─── Data ───

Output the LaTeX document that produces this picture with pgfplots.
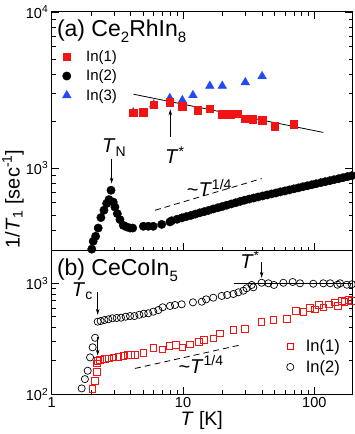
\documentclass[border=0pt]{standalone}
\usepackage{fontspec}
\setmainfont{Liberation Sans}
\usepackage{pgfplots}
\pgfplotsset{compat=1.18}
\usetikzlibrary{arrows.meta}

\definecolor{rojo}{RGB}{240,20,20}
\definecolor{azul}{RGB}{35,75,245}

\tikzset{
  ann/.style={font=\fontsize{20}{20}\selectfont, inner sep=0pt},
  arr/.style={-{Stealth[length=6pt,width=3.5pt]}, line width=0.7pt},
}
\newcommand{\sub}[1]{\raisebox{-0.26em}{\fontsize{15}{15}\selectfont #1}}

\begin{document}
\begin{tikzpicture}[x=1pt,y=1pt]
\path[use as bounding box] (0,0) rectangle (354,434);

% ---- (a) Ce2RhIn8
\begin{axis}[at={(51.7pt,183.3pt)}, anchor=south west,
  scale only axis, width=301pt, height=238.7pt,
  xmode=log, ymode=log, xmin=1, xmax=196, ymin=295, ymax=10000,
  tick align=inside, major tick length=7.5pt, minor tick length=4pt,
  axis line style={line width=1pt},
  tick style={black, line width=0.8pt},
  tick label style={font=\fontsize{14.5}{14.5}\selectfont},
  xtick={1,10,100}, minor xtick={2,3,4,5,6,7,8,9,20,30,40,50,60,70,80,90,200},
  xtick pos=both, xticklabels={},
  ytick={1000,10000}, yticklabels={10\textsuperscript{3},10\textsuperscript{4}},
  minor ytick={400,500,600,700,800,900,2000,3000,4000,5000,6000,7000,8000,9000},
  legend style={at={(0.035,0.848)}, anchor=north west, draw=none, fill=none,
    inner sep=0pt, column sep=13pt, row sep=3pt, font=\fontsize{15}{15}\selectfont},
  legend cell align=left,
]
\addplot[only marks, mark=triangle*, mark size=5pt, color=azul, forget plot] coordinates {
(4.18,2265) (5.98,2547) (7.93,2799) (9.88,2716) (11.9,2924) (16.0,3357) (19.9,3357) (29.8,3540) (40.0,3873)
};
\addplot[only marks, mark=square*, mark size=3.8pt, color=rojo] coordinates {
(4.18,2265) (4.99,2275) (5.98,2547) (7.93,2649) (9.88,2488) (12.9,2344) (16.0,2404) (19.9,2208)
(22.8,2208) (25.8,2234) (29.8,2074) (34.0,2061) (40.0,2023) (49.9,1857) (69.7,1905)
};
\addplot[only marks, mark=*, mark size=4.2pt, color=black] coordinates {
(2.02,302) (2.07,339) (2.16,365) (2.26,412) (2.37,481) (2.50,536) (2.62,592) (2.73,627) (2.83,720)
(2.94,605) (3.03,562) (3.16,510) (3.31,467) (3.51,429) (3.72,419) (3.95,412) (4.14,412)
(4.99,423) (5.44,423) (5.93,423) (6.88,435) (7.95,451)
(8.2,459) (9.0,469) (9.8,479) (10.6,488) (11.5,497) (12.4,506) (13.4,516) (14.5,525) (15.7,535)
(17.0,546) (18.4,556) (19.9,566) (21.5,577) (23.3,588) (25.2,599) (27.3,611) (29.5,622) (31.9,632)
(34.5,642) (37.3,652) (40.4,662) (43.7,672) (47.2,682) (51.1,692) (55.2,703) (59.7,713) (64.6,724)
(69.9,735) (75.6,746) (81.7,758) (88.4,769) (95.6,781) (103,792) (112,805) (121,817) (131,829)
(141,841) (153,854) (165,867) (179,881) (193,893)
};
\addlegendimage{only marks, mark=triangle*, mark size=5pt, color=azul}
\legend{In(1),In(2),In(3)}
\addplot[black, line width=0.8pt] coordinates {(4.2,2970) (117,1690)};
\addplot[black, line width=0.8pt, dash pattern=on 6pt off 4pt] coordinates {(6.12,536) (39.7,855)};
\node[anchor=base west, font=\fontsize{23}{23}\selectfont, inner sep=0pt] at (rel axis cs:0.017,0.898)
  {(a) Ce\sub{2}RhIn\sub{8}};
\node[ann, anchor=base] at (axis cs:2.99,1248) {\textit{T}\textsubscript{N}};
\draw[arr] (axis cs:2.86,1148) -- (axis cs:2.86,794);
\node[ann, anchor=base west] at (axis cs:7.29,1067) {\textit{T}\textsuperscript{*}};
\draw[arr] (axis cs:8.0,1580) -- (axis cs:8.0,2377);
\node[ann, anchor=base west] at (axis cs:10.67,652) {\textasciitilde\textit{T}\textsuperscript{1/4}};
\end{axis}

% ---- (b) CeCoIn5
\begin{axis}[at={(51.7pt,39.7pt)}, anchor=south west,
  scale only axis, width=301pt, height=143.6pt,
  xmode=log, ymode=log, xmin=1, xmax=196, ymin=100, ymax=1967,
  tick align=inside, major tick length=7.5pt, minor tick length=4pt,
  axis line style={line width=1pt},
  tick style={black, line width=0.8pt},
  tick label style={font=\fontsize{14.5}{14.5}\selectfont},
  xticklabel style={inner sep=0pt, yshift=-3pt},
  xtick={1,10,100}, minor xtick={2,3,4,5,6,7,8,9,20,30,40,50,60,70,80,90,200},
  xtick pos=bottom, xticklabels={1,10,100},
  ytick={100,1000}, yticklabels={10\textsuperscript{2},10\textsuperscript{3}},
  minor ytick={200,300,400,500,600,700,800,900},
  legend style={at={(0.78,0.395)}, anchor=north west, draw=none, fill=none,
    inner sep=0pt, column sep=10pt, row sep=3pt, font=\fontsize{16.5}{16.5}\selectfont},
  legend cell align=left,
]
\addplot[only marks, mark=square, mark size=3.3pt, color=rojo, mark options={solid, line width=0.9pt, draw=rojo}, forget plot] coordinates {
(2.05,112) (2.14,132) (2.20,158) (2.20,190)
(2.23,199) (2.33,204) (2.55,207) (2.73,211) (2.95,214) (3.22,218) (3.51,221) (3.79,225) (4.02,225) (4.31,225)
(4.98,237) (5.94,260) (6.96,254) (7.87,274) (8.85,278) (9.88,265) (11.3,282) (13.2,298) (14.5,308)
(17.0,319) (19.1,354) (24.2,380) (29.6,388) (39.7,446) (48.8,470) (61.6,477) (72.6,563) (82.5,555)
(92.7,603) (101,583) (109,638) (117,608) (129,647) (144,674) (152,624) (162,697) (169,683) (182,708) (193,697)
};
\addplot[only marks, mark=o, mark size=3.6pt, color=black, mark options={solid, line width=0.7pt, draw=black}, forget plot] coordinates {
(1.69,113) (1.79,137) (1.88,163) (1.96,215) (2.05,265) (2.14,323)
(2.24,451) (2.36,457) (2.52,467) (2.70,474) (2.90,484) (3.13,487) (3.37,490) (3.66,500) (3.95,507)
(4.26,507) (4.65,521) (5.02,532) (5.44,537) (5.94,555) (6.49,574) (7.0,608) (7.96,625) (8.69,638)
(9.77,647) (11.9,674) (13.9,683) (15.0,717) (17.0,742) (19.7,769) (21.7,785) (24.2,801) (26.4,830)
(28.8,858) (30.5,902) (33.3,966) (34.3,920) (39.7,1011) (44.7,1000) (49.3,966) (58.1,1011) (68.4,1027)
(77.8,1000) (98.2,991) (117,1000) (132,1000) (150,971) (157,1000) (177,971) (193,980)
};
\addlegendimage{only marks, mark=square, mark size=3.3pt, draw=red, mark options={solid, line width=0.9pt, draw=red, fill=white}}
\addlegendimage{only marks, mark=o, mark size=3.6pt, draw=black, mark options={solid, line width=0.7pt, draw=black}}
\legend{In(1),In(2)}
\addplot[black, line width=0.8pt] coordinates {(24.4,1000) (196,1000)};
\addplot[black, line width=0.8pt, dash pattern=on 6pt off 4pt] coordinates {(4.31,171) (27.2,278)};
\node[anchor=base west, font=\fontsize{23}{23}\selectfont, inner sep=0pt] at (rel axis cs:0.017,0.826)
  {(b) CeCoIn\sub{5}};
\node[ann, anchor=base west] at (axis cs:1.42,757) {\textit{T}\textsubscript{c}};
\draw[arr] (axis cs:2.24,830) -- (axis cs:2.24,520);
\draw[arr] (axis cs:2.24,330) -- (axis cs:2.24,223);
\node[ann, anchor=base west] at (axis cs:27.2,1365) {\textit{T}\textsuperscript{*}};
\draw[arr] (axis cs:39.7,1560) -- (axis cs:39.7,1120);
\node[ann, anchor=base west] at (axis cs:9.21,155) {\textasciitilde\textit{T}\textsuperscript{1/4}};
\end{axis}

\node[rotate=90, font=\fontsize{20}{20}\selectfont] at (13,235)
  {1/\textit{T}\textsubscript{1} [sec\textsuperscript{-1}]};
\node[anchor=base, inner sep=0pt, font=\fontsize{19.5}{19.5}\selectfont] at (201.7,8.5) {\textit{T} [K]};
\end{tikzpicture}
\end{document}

───

**Exercise prompt**
Pictures are excluded: retype only the lines from the beginning of the listing above through the line with "(0,0) rectangle (354,434);", both included.

**Task response**
Output the LaTeX document that produces this picture with pgfplots.
\documentclass[border=0pt]{standalone}
\usepackage{fontspec}
\setmainfont{Liberation Sans}
\usepackage{pgfplots}
\pgfplotsset{compat=1.18}
\usetikzlibrary{arrows.meta}

\definecolor{rojo}{RGB}{240,20,20}
\definecolor{azul}{RGB}{35,75,245}

\tikzset{
  ann/.style={font=\fontsize{20}{20}\selectfont, inner sep=0pt},
  arr/.style={-{Stealth[length=6pt,width=3.5pt]}, line width=0.7pt},
}
\newcommand{\sub}[1]{\raisebox{-0.26em}{\fontsize{15}{15}\selectfont #1}}

\begin{document}
\begin{tikzpicture}[x=1pt,y=1pt]
\path[use as bounding box] (0,0) rectangle (354,434);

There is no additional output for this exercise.